The Scottish Parliament is today likely to back a Scottish Government motion calling on the UK Government to make changes to the Scotland Bill to deliver the Smith Commission findings in full.
But pro-union parties insists the changes will make the Scottish parliament one of the most powerful devolved institutions in the world and urge the SNP to stick to their pre-referendum claims that the vote would be a “once-in-a generation” event.
The plans for more devolution do hand Holyrood control of incomes tax rates and bands, as well as some welfare. Other controls over areas like air passenger duty and Crown Estate have also been devolved.
But MSPs will today be told that the package doesn’t go far enough and leaves Westminster with a series of “vetoes” over key welfare controls.
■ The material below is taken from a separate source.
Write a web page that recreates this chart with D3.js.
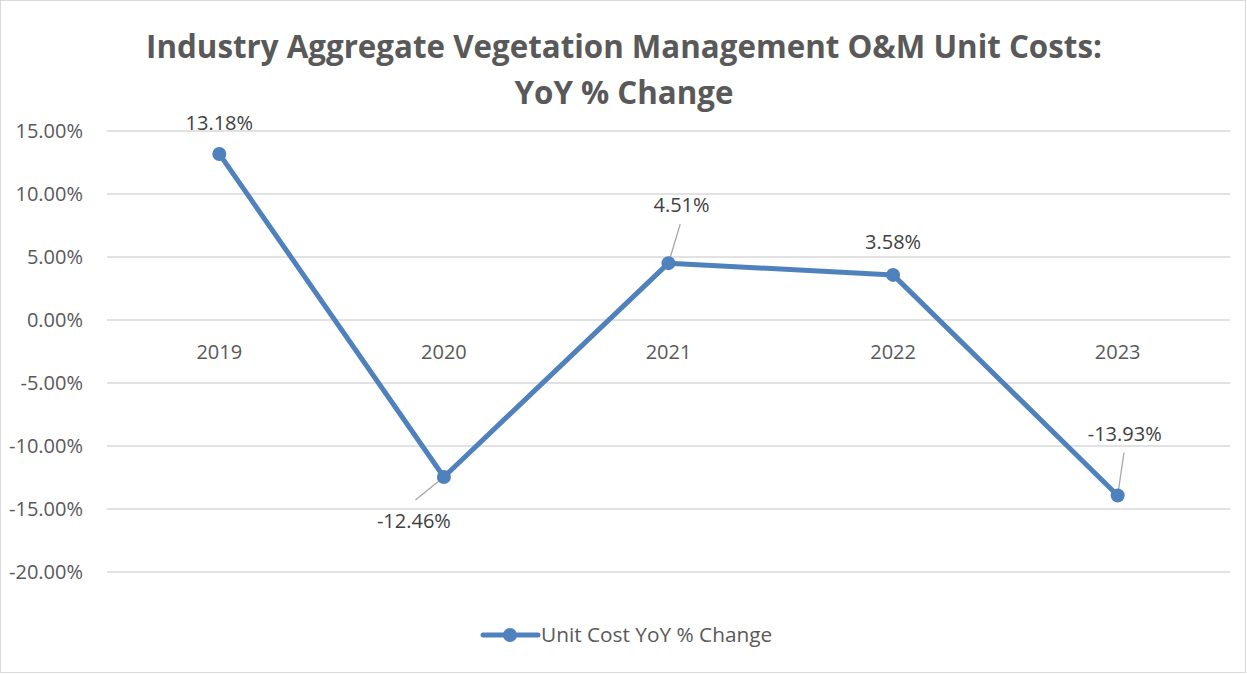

Mr Swinney said ahead of today’s debate: “Exactly a year ago today, people across Scotland were promised extensive new powers for this Parliament.
“Every party in this Parliament took part in the Smith Commission, yet the resulting Scotland Bill limits new powers and is a series of missed opportunities.
“The Bill takes every opportunity to constrain and limit new powers and utterly fails to deliver the spirit of the Smith Commission. It maintains vetoes over Universal Credit and energy schemes and waters down the Smith proposals on social security, employment support and the Crown Estate.”
There are also concerns that no amendments to the Bill were accepted at its committee stage in the House of Commons.
Mr Swinney added: “Parliament can unite to urge the UK Government to amend the Bill to implement the Smith Commission recommendations supported by all parties in Holyrood. That is the absolute minimum the people of Scotland expect and deserve.”
But Tory MSP Annabel Goldie says that the Smith Agreement proposes “a very significant transfer of powers” to the Scottish Parliament in an amendment today.
She insists this will “make it one of the most powerful sub-national legislatures in the world.”
She added: “In the context of rejection of independence by voters in Scotland in the 2014 referendum, the Smith Agreement and the Scotland Bill, reflecting changes to the original draft clauses, deliver on pledges to provide more powers for the Scottish Parliament.”
Nicola Sturgeon revealed at the weekend that the SNP’s manifesto for next year’s Holyrood election will set out provisions for a possible second referendum on independence.
But Ms Goldie called for the Scottish Government to “respect the result of the referendum by repeating its assurances that such a poll would be a once-in-a-generation event.”